- [PROVIDED RECORDS]
-*-*-

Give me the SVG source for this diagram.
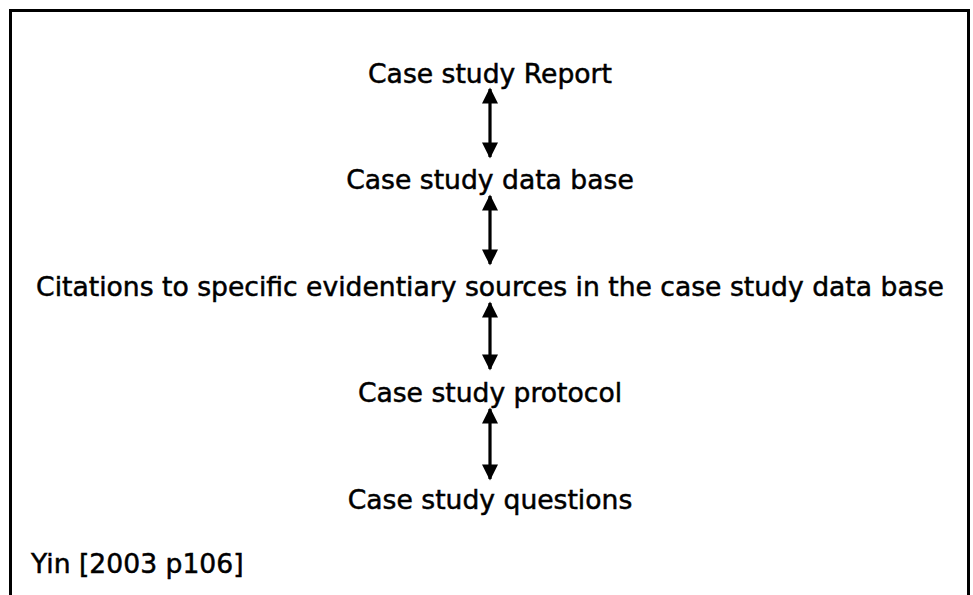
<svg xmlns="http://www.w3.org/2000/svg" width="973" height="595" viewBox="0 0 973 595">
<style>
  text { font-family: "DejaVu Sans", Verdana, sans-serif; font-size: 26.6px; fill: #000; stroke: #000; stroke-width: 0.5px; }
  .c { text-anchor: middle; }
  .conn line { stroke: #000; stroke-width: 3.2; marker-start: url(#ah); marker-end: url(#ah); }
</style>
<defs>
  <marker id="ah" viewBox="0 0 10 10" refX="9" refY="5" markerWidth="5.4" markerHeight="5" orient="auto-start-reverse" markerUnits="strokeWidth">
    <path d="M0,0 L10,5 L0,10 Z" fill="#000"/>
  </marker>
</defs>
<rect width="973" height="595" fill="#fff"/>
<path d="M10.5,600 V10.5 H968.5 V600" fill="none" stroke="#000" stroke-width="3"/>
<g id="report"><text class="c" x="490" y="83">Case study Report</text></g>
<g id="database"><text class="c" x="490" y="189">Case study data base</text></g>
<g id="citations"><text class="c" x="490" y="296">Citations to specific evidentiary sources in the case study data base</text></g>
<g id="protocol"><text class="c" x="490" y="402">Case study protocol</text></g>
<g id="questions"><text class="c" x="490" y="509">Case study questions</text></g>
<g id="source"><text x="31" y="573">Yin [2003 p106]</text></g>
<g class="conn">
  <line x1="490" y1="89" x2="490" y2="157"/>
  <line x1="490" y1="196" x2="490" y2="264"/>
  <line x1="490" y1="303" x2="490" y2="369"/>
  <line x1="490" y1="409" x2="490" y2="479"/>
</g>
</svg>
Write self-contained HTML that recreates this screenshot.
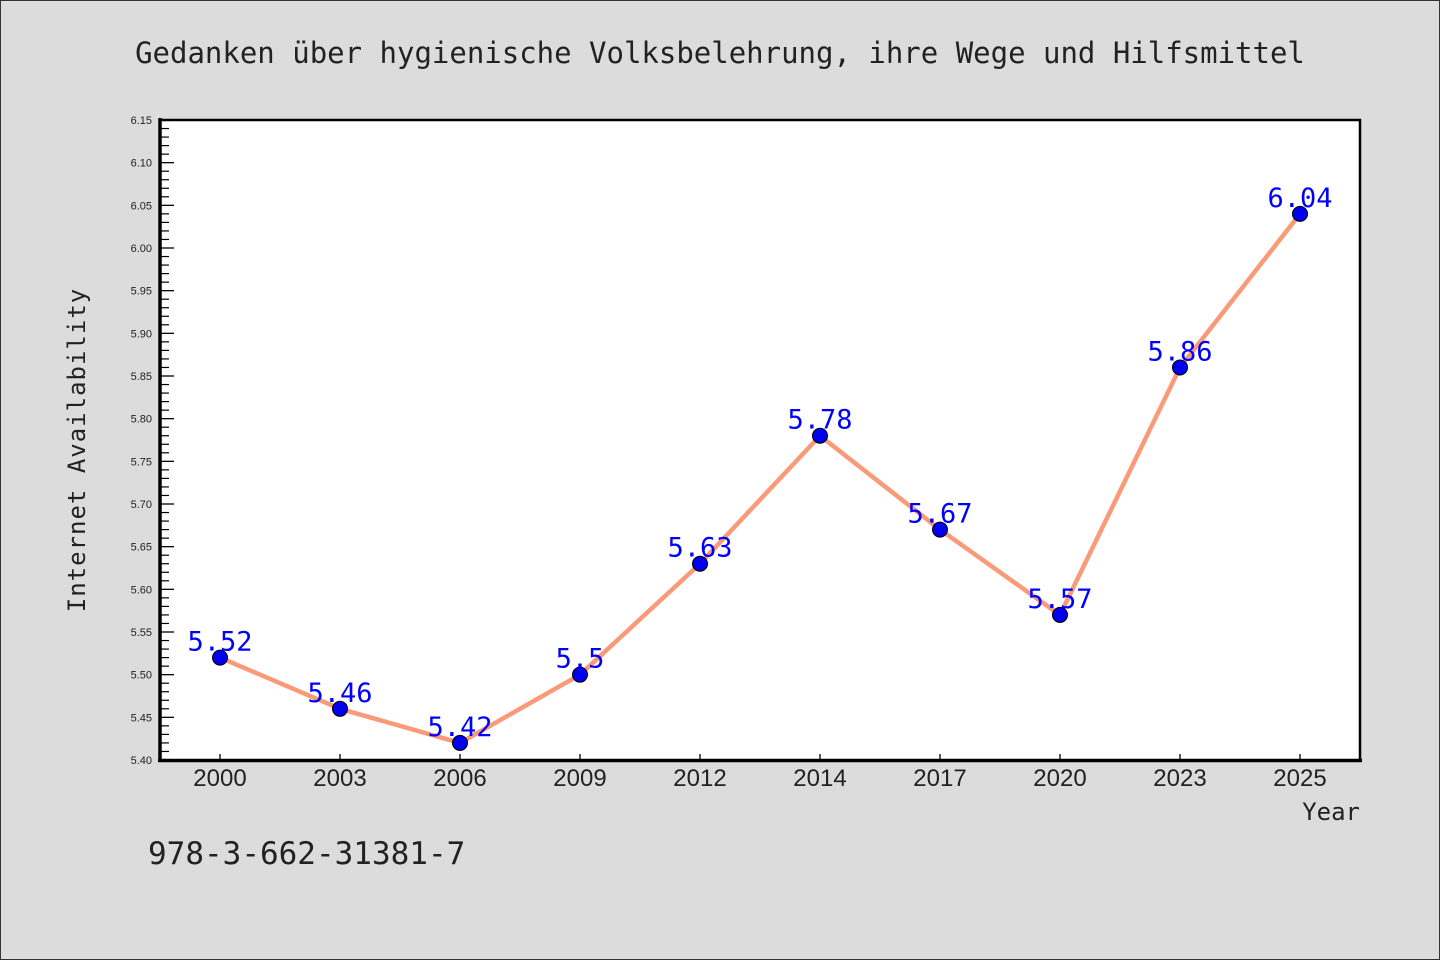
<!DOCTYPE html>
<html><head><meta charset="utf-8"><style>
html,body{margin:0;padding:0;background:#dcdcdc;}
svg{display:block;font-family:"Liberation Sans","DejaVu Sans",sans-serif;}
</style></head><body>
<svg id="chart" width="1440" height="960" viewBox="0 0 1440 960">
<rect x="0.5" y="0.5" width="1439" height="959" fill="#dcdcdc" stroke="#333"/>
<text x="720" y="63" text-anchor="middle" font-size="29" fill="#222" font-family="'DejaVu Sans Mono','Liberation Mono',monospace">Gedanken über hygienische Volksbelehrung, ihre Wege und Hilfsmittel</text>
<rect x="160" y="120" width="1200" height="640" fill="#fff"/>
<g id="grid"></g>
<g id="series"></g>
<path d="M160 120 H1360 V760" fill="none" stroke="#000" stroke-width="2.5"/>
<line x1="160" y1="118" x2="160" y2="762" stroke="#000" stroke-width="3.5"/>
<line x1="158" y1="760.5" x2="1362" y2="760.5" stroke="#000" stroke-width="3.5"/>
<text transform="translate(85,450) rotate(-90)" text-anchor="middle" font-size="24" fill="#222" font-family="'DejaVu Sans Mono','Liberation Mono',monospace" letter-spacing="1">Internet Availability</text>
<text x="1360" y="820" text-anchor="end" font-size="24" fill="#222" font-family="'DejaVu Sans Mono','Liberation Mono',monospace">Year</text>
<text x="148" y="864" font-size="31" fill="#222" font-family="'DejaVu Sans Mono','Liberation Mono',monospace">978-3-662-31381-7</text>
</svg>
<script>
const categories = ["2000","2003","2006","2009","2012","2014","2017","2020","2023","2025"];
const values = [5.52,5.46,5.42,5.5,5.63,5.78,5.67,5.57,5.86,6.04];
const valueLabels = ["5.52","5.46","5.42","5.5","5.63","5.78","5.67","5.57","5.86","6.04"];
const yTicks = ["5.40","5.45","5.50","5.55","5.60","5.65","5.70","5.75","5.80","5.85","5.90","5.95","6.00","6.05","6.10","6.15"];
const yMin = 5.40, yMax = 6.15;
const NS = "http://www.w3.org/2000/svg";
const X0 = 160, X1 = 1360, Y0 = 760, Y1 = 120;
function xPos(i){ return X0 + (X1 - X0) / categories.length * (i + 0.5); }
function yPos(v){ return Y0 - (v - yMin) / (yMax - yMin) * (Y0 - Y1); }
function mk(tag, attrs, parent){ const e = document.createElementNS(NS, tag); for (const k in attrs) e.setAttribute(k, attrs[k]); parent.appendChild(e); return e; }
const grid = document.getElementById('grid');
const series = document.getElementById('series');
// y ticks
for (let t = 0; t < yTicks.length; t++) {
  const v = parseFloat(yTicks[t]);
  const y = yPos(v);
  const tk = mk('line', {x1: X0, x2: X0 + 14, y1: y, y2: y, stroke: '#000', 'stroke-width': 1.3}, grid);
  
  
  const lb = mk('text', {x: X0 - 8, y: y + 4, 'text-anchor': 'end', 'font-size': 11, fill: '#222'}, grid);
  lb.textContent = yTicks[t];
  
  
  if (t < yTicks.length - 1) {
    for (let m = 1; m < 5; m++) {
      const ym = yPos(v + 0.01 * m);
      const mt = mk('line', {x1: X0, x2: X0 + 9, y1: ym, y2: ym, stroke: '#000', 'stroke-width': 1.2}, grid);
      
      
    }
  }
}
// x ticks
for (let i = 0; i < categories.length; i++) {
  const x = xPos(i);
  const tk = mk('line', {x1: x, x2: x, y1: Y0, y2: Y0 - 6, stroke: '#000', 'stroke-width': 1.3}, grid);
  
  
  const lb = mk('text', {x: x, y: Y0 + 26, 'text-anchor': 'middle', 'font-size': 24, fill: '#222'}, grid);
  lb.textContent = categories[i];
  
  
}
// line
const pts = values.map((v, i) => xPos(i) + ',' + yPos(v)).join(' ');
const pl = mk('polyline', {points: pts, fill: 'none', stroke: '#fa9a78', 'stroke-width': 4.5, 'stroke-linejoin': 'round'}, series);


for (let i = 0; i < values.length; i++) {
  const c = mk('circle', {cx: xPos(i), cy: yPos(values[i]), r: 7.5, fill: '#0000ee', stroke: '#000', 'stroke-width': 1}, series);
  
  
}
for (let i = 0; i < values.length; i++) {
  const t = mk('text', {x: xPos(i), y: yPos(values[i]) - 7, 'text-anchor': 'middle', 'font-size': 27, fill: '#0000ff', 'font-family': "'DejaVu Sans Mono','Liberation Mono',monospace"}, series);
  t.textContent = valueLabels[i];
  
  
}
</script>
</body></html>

-*-*-

- [WRITTEN EXERCISE] Reproduce each entry precisely, dropping only the pictures.

- [WRITTEN RESPONSE]
Give me the SVG source for this diagram.
<svg xmlns="http://www.w3.org/2000/svg" width="973" height="595" viewBox="0 0 973 595">
<style>
  text { font-family: "DejaVu Sans", Verdana, sans-serif; font-size: 26.6px; fill: #000; stroke: #000; stroke-width: 0.5px; }
  .c { text-anchor: middle; }
  .conn line { stroke: #000; stroke-width: 3.2; marker-start: url(#ah); marker-end: url(#ah); }
</style>
<defs>
  <marker id="ah" viewBox="0 0 10 10" refX="9" refY="5" markerWidth="5.4" markerHeight="5" orient="auto-start-reverse" markerUnits="strokeWidth">
    <path d="M0,0 L10,5 L0,10 Z" fill="#000"/>
  </marker>
</defs>
<rect width="973" height="595" fill="#fff"/>
<path d="M10.5,600 V10.5 H968.5 V600" fill="none" stroke="#000" stroke-width="3"/>
<g id="report"><text class="c" x="490" y="83">Case study Report</text></g>
<g id="database"><text class="c" x="490" y="189">Case study data base</text></g>
<g id="citations"><text class="c" x="490" y="296">Citations to specific evidentiary sources in the case study data base</text></g>
<g id="protocol"><text class="c" x="490" y="402">Case study protocol</text></g>
<g id="questions"><text class="c" x="490" y="509">Case study questions</text></g>
<g id="source"><text x="31" y="573">Yin [2003 p106]</text></g>
<g class="conn">
  <line x1="490" y1="89" x2="490" y2="157"/>
  <line x1="490" y1="196" x2="490" y2="264"/>
  <line x1="490" y1="303" x2="490" y2="369"/>
  <line x1="490" y1="409" x2="490" y2="479"/>
</g>
</svg>
Write self-contained HTML that recreates this screenshot.
<!DOCTYPE html>
<html><head><meta charset="utf-8"><style>
html,body{margin:0;padding:0;background:#dcdcdc;}
svg{display:block;font-family:"Liberation Sans","DejaVu Sans",sans-serif;}
</style></head><body>
<svg id="chart" width="1440" height="960" viewBox="0 0 1440 960">
<rect x="0.5" y="0.5" width="1439" height="959" fill="#dcdcdc" stroke="#333"/>
<text x="720" y="63" text-anchor="middle" font-size="29" fill="#222" font-family="'DejaVu Sans Mono','Liberation Mono',monospace">Gedanken über hygienische Volksbelehrung, ihre Wege und Hilfsmittel</text>
<rect x="160" y="120" width="1200" height="640" fill="#fff"/>
<g id="grid"></g>
<g id="series"></g>
<path d="M160 120 H1360 V760" fill="none" stroke="#000" stroke-width="2.5"/>
<line x1="160" y1="118" x2="160" y2="762" stroke="#000" stroke-width="3.5"/>
<line x1="158" y1="760.5" x2="1362" y2="760.5" stroke="#000" stroke-width="3.5"/>
<text transform="translate(85,450) rotate(-90)" text-anchor="middle" font-size="24" fill="#222" font-family="'DejaVu Sans Mono','Liberation Mono',monospace" letter-spacing="1">Internet Availability</text>
<text x="1360" y="820" text-anchor="end" font-size="24" fill="#222" font-family="'DejaVu Sans Mono','Liberation Mono',monospace">Year</text>
<text x="148" y="864" font-size="31" fill="#222" font-family="'DejaVu Sans Mono','Liberation Mono',monospace">978-3-662-31381-7</text>
</svg>
<script>
const categories = ["2000","2003","2006","2009","2012","2014","2017","2020","2023","2025"];
const values = [5.52,5.46,5.42,5.5,5.63,5.78,5.67,5.57,5.86,6.04];
const valueLabels = ["5.52","5.46","5.42","5.5","5.63","5.78","5.67","5.57","5.86","6.04"];
const yTicks = ["5.40","5.45","5.50","5.55","5.60","5.65","5.70","5.75","5.80","5.85","5.90","5.95","6.00","6.05","6.10","6.15"];
const yMin = 5.40, yMax = 6.15;
const NS = "http://www.w3.org/2000/svg";
const X0 = 160, X1 = 1360, Y0 = 760, Y1 = 120;
function xPos(i){ return X0 + (X1 - X0) / categories.length * (i + 0.5); }
function yPos(v){ return Y0 - (v - yMin) / (yMax - yMin) * (Y0 - Y1); }
function mk(tag, attrs, parent){ const e = document.createElementNS(NS, tag); for (const k in attrs) e.setAttribute(k, attrs[k]); parent.appendChild(e); return e; }
const grid = document.getElementById('grid');
const series = document.getElementById('series');
// y ticks
for (let t = 0; t < yTicks.length; t++) {
  const v = parseFloat(yTicks[t]);
  const y = yPos(v);
  const tk = mk('line', {x1: X0, x2: X0 + 14, y1: y, y2: y, stroke: '#000', 'stroke-width': 1.3}, grid);
  
  
  const lb = mk('text', {x: X0 - 8, y: y + 4, 'text-anchor': 'end', 'font-size': 11, fill: '#222'}, grid);
  lb.textContent = yTicks[t];
  
  
  if (t < yTicks.length - 1) {
    for (let m = 1; m < 5; m++) {
      const ym = yPos(v + 0.01 * m);
      const mt = mk('line', {x1: X0, x2: X0 + 9, y1: ym, y2: ym, stroke: '#000', 'stroke-width': 1.2}, grid);
      
      
    }
  }
}
// x ticks
for (let i = 0; i < categories.length; i++) {
  const x = xPos(i);
  const tk = mk('line', {x1: x, x2: x, y1: Y0, y2: Y0 - 6, stroke: '#000', 'stroke-width': 1.3}, grid);
  
  
  const lb = mk('text', {x: x, y: Y0 + 26, 'text-anchor': 'middle', 'font-size': 24, fill: '#222'}, grid);
  lb.textContent = categories[i];
  
  
}
// line
const pts = values.map((v, i) => xPos(i) + ',' + yPos(v)).join(' ');
const pl = mk('polyline', {points: pts, fill: 'none', stroke: '#fa9a78', 'stroke-width': 4.5, 'stroke-linejoin': 'round'}, series);


for (let i = 0; i < values.length; i++) {
  const c = mk('circle', {cx: xPos(i), cy: yPos(values[i]), r: 7.5, fill: '#0000ee', stroke: '#000', 'stroke-width': 1}, series);
  
  
}
for (let i = 0; i < values.length; i++) {
  const t = mk('text', {x: xPos(i), y: yPos(values[i]) - 7, 'text-anchor': 'middle', 'font-size': 27, fill: '#0000ff', 'font-family': "'DejaVu Sans Mono','Liberation Mono',monospace"}, series);
  t.textContent = valueLabels[i];
  
  
}
</script>
</body></html>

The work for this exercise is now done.